CREDIT: AP Photo/Gerry Broome

Virginia sent a clear message to polluters on Thursday that it’s not really a big deal to dump toxins in the water.

At least that’s according to environmental advocates, after the state fined Duke Energy $2.5 million for spilling approximately 39,000 tons of toxic coal ash from a facility six miles upstream in North Carolina. The utility has admitted responsibility for the spill, and environmentalists had suggested a $50 million fine from the state.

“When you commit crimes that result in violations of Virginia’s environmental laws and you cause a catastrophic spill… when you have ignored years of warning about a problem you could easily have dealt with, and when you are the country’s biggest and richest utility, it takes more than a small rounding area — $2.5 million in their daily revenue report — to signal a deterrent,” Frank Holleman, senior attorney for the Southern Environmental Law Center, told ThinkProgress.

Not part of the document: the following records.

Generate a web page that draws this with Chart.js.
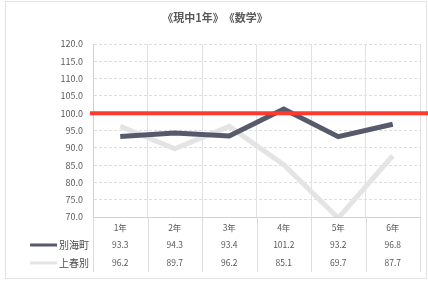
<!DOCTYPE html>
<html>
<head>
<meta charset="utf-8">
<script src="https://cdn.jsdelivr.net/npm/chart.js@4"></script>
<style>
  html, body { margin: 0; padding: 0; background: #fff; }
  #wrap { width: 428px; height: 281px; }
</style>
</head>
<body>
<div id="wrap"><canvas id="chart" width="428" height="281"></canvas></div>
<script>
// data
const grades = ['1年', '2年', '3年', '4年', '5年', '6年'];
const betsukai = [93.3, 94.3, 93.4, 101.2, 93.2, 96.8];
const kamishunbetsu = [96.2, 89.7, 96.2, 85.1, 69.7, 87.7];
const seriesNames = ['別海町', '上春別'];
const targetValue = 100;
const chartTitle = '《現中1年》　《数学》';

const FONT = "'Noto Sans CJK JP', 'Noto Sans', sans-serif";
const TEXT = '#595959';
const DARK = '#565a6c';
const LIGHT = '#e4e4e4';

// title, reference line, data table below the plot
const extras = {
    id: 'extras',
    beforeDraw(chart) {
        const { ctx } = chart;
        ctx.save();
        ctx.strokeStyle = '#e2e2e2';
        ctx.lineWidth = 1;
        ctx.strokeRect(5.5, 1.5, 421, 277);
        ctx.restore();
    },
    afterDatasetsDraw(chart) {
        const { ctx, chartArea: area, scales: { x, y } } = chart;
        ctx.save();

        // red 100 line
        const yy = y.getPixelForValue(targetValue);
        ctx.strokeStyle = '#ff3b2f';
        ctx.lineWidth = 4;
        ctx.beginPath();
        ctx.moveTo(90, yy);
        ctx.lineTo(428, yy);
        ctx.stroke();

        // title
        ctx.fillStyle = TEXT;
        ctx.font = `bold 11px ${FONT}`;
        ctx.textAlign = 'center';
        ctx.textBaseline = 'middle';
        ctx.fillText(chartTitle, 215, 18);

        // table grid
        const step = x.getPixelForValue(1) - x.getPixelForValue(0);
        ctx.strokeStyle = '#dcdcdc';
        ctx.lineWidth = 1;
        for (let i = 0; i <= grades.length; i++) {
            const px = Math.round(x.getPixelForValue(0) - step / 2 + i * step) + 0.5;
            ctx.beginPath();
            ctx.moveTo(px, area.bottom);
            ctx.lineTo(px, 272);
            ctx.stroke();
        }

        // table text
        const rows = [228, 245, 263];
        ctx.font = `8.5px ${FONT}`;
        grades.forEach((g, i) => {
            const px = x.getPixelForValue(i);
            ctx.fillStyle = TEXT;
            ctx.fillText(g, px, rows[0]);
            ctx.fillText(betsukai[i].toFixed(1), px, rows[1]);
            ctx.fillText(kamishunbetsu[i].toFixed(1), px, rows[2]);
        });

        // legend keys
        [DARK, LIGHT].forEach((c, i) => {
            ctx.strokeStyle = c;
            ctx.lineWidth = 3;
            ctx.beginPath();
            ctx.moveTo(30, rows[i + 1]);
            ctx.lineTo(57, rows[i + 1]);
            ctx.stroke();
            ctx.fillStyle = '#4a4a4a';
            ctx.font = `10px ${FONT}`;
            ctx.textAlign = 'left';
            ctx.fillText(seriesNames[i], 59, rows[i + 1]);
        });
        ctx.restore();
    }
};

new Chart(document.getElementById('chart'), {
    type: 'line',
    data: {
        labels: grades,
        datasets: [
            { label: seriesNames[0], data: betsukai, borderColor: DARK, borderWidth: 5, pointRadius: 0, tension: 0 },
            { label: seriesNames[1], data: kamishunbetsu, borderColor: LIGHT, borderWidth: 5, pointRadius: 0, tension: 0 }
        ]
    },
    options: {
        responsive: false,
        animation: false,
        layout: { padding: { left: 43, right: 8, top: 44, bottom: 64 } },
        plugins: { legend: { display: false }, title: { display: false }, tooltip: { enabled: false } },
        scales: {
            x: {
                offset: true,
                ticks: { display: false },
                grid: { color: '#e2e2e2', drawTicks: false, offset: true },
                border: { color: '#d0d0d0' }
            },
            y: {
                min: 70,
                max: 120,
                afterFit: (s) => { s.width = 50; },
                ticks: {
                    stepSize: 5,
                    padding: 10,
                    color: TEXT,
                    font: { family: FONT, size: 9 },
                    callback: (v) => Number(v).toFixed(1)
                },
                grid: { color: '#dedede', drawTicks: false },
                border: { color: '#d0d0d0', dash: [3, 2] }
            }
        }
    },
    plugins: [extras]
});
</script>
</body>
</html>
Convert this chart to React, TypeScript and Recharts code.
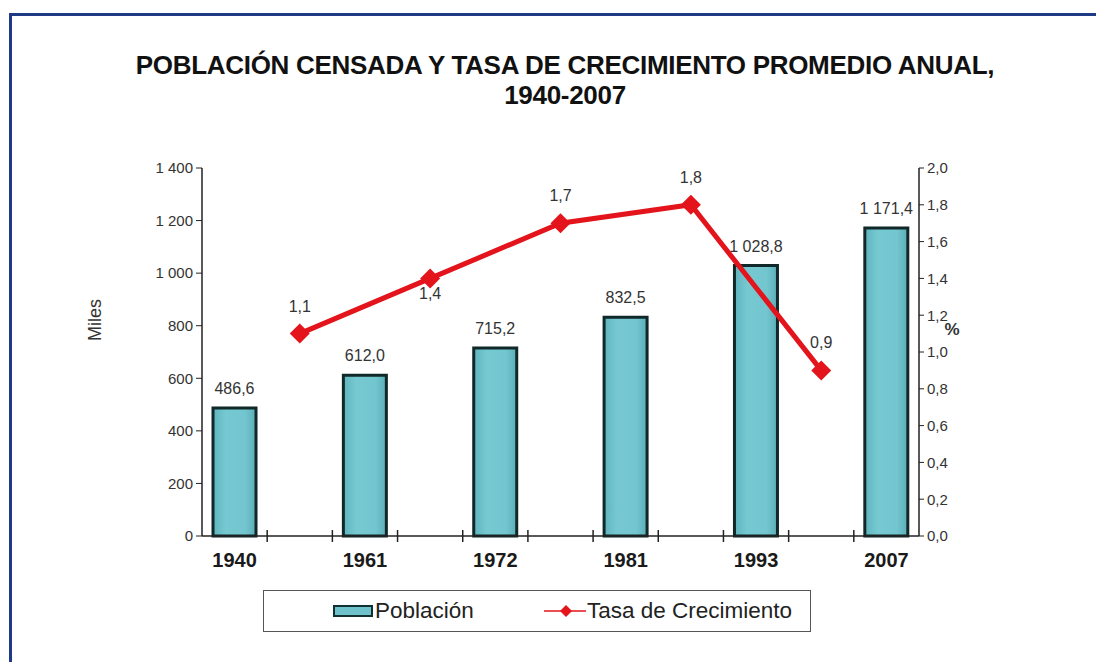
import React from "react"
import {
  ComposedChart,
  Bar,
  Line,
  XAxis,
  YAxis,
  LabelList,
} from "recharts"

// censos y tasas (las tasas caen entre dos censos)
const years = ["1940", "1961", "1972", "1981", "1993", "2007"]
const population = [486.6, 612.0, 715.2, 832.5, 1028.8, 1171.4]
const growthRate = [1.1, 1.4, 1.7, 1.8, 0.9]
const leftTicks = [0, 200, 400, 600, 800, 1000, 1200, 1400]
const rightTicks = [0, 0.2, 0.4, 0.6, 0.8, 1.0, 1.2, 1.4, 1.6, 1.8, 2.0]

const FONT = "'Liberation Sans', Arial, sans-serif"
const RED = "#E3141B"

// 11 categorías: censos en las pares, tasas en las impares
const rows = Array.from({ length: years.length * 2 - 1 }, (_, k) => ({
  x: k + 0.5,
  year: k % 2 === 0 ? years[k / 2] : null,
  pop: k % 2 === 0 ? population[k / 2] : null,
  rate: k % 2 === 1 ? growthRate[(k - 1) / 2] : null,
}))

const xTicks = [
  ...rows.filter((r) => r.year).map((r) => r.x),
  ...rows.slice(1).map((r) => r.x - 0.5),
].sort((a, b) => a - b)

const fmtMiles = (v: number) =>
  v.toFixed(1).replace(".", ",").replace(/\B(?=(\d{3})+(?!\d))/g, " ")
const fmtInt = (v: number) => String(v).replace(/\B(?=(\d{3})+(?!\d))/g, " ")
const fmtPct = (v: number) => v.toFixed(1).replace(".", ",")

const XTick = (props: any) => {
  const { x, y, payload } = props
  const v = payload.value
  if (Number.isInteger(v)) {
    return <line x1={x} x2={x} y1={y - 6} y2={y + 6} stroke="#222" strokeWidth={1.5} />
  }
  const row = rows.find((r) => r.x === v)
  return (
    <text x={x} y={y + 31} textAnchor="middle" fontSize={20} fontWeight="bold" fill="#1a1a1a" fontFamily={FONT}>
      {row?.year}
    </text>
  )
}

const Diamond = (props: any) => {
  const { cx, cy, value } = props
  if (value == null || cy == null) return null
  const s = 10
  return (
    <polygon
      key={`d-${cx}`}
      points={`${cx},${cy - s} ${cx + s},${cy} ${cx},${cy + s} ${cx - s},${cy}`}
      fill={RED}
    />
  )
}

const BarValue = (props: any) => {
  const { x, y, width, value } = props
  if (value == null) return null
  return (
    <text x={x + width / 2} y={y - 14} textAnchor="middle" fontSize={16} fill="#333" fontFamily={FONT}>
      {fmtMiles(value)}
    </text>
  )
}

const RateValue = (props: any) => {
  const { x, y, value, index } = props
  if (value == null) return null
  const dy = index === 3 ? 21 : -22
  return (
    <text x={x} y={y + dy} textAnchor="middle" fontSize={16} fill="#333" fontFamily={FONT}>
      {fmtPct(value)}
    </text>
  )
}

export default function App() {
  return (
    <div style={{ position: "absolute", left: 0, top: 0, width: 1096, height: 662, overflow: "hidden", background: "#fff", fontFamily: FONT }}>
      <div style={{ position: "absolute", left: 9, top: 13, width: 1200, height: 800, borderLeft: "3px solid #1F3A84", borderTop: "3px solid #1F3A84" }} />
      <div style={{ position: "absolute", left: 0, top: 50, width: 1130, textAlign: "center", fontSize: 26, fontWeight: "bold", lineHeight: "30px", color: "#111", letterSpacing: -0.3 }}>
        POBLACIÓN CENSADA Y TASA DE CRECIMIENTO PROMEDIO ANUAL,
        <br />
        1940-2007
      </div>

      <div style={{ position: "absolute", left: 0, top: 0 }}>
        <ComposedChart
          width={1096}
          height={662}
          data={rows}
          margin={{ top: 168, right: 107, bottom: 86, left: 102 }}
        >
          <defs>
            <linearGradient id="barFill" x1="0" y1="0" x2="1" y2="0">
              <stop offset="0%" stopColor="#5FB4BE" />
              <stop offset="30%" stopColor="#76C9D1" />
              <stop offset="75%" stopColor="#73C6CF" />
              <stop offset="100%" stopColor="#5AAEB8" />
            </linearGradient>
          </defs>
          <XAxis
            dataKey="x"
            type="number"
            domain={[0, rows.length]}
            ticks={xTicks}
            interval={0}
            tick={<XTick />}
            tickLine={false}
            tickSize={0}
            tickMargin={0}
            height={40}
            axisLine={{ stroke: "#222", strokeWidth: 1.5 }}
          />
          <YAxis
            yAxisId="left"
            domain={[0, 1400]}
            ticks={leftTicks}
            width={100}
            tickFormatter={fmtInt}
            tick={{ fontSize: 15, fill: "#333", fontFamily: FONT }}
            tickSize={6}
            tickMargin={3}
            axisLine={{ stroke: "#222", strokeWidth: 1.5 }}
            tickLine={{ stroke: "#222" }}
          />
          <YAxis
            yAxisId="right"
            orientation="right"
            domain={[0, 2]}
            ticks={rightTicks}
            width={70}
            tickFormatter={fmtPct}
            tick={{ fontSize: 15, fill: "#333", fontFamily: FONT }}
            tickSize={5}
            tickMargin={3}
            axisLine={{ stroke: "#222", strokeWidth: 1.5 }}
            tickLine={{ stroke: "#222" }}
          />
          <Bar
            yAxisId="left"
            dataKey="pop"
            barSize={43}
            fill="url(#barFill)"
            stroke="#112828"
            strokeWidth={3}
            isAnimationActive={false}
          >
            <LabelList dataKey="pop" content={<BarValue />} />
          </Bar>
          <Line
            yAxisId="right"
            dataKey="rate"
            stroke={RED}
            strokeWidth={5}
            connectNulls
            dot={<Diamond />}
            activeDot={false}
            isAnimationActive={false}
          >
            <LabelList dataKey="rate" content={<RateValue />} />
          </Line>
        </ComposedChart>
      </div>

      <div style={{ position: "absolute", left: 95, top: 320, transform: "translate(-50%, -50%) rotate(-90deg)", fontSize: 18, color: "#333" }}>
        Miles
      </div>
      <div style={{ position: "absolute", left: 952, top: 330, transform: "translate(-50%, -50%)", fontSize: 17, fontWeight: "bold", color: "#333" }}>
        %
      </div>

      <div style={{ position: "absolute", left: 263, top: 590, width: 548, height: 42, border: "1.5px solid #555", boxSizing: "border-box" }}>
        <div style={{ position: "absolute", left: 69, top: 14, width: 40, height: 12, background: "#6FC2CB", border: "2px solid #133030", boxSizing: "border-box" }} />
        <div style={{ position: "absolute", left: 111, top: 7, fontSize: 22.5, lineHeight: "26px", color: "#222" }}>Población</div>
        <svg style={{ position: "absolute", left: 280, top: 12, width: 42, height: 16 }}>
          <line x1={0} x2={42} y1={8} y2={8} stroke={RED} strokeWidth={1.5} />
          <polygon points="22,2 28,8 22,14 16,8" fill={RED} />
        </svg>
        <div style={{ position: "absolute", left: 323, top: 7, fontSize: 22.5, lineHeight: "26px", color: "#222" }}>Tasa de Crecimiento</div>
      </div>
    </div>
  )
}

According to court documents, Duke executives were warned — both by employees and by the state — that the drainage pipe at the unlined coal ash storage pond near the Dan River posed a risk. Coal ash is a byproduct of coal-fired power plants and contains a slew of toxins, including arsenic, selenium, chromium, mercury, and lead.

The State Water Control Board agreed with the recommendation of the Virginia Department of Environmental Quality (DEQ) on the ruling Thursday.

“How big was the fish kill in this event?” Water Control Board member Thomas Van Auken asked the DEQ, the AP reported. When told there was no fish kill, Van Auken responded, “So this looked pretty bad, but maybe it wasn’t as bad as it looked.”

But fish kills are not the only signs of toxic pollution. In fact, mercury — which the Environmental Protection Agency wants to regulate in a rule currently before the Supreme Court — can be stored in fish and subsequently poison people who eat them. The neurotoxin is particularly dangerous for unborn children, and can cause significant mental deficiencies.

“The fine that Virginia has imposed is woefully inadequate,” Holleman said. “It’s undisputed now that this spill was caused by Duke’s criminal conduct.”

In the federal criminal case, Duke pleaded guilty in May to illegally discharging pollution from coal ash ponds in North Carolina. Those misdemeanor charges included the spill at the Dan River as well as several other locations.

In the plea agreement, Duke agreed to pay $102 million — $68.2 million in fines and restitution and $34 million for community service and projects to help mitigate the effects of the pollution.

According to Holleman, the company could still face federal natural resources fines for the Dan River spill. The money from those fines would likely go into a trust for the continued care of the two states’ natural resources that were damaged or put at risk by the company. Individual communities affected by the spill, such as Danville, VA, can also bring separate civil suits.

Separately, the company was fined $25 million in March by the state of North Carolina for allowing coal ash to seep into groundwater at another plant.

Duke vowed to contest that fine. “We cannot allow this level of regulatory overreach to go unchallenged,” Paul Newton, Duke’s state president for North Carolina, said at the time. “The actions by [the North Carolina government] send a chilling message to the North Carolina business community.”

The company, which is based in Charlottesville, reported an annual revenue of more than $24 billion last year.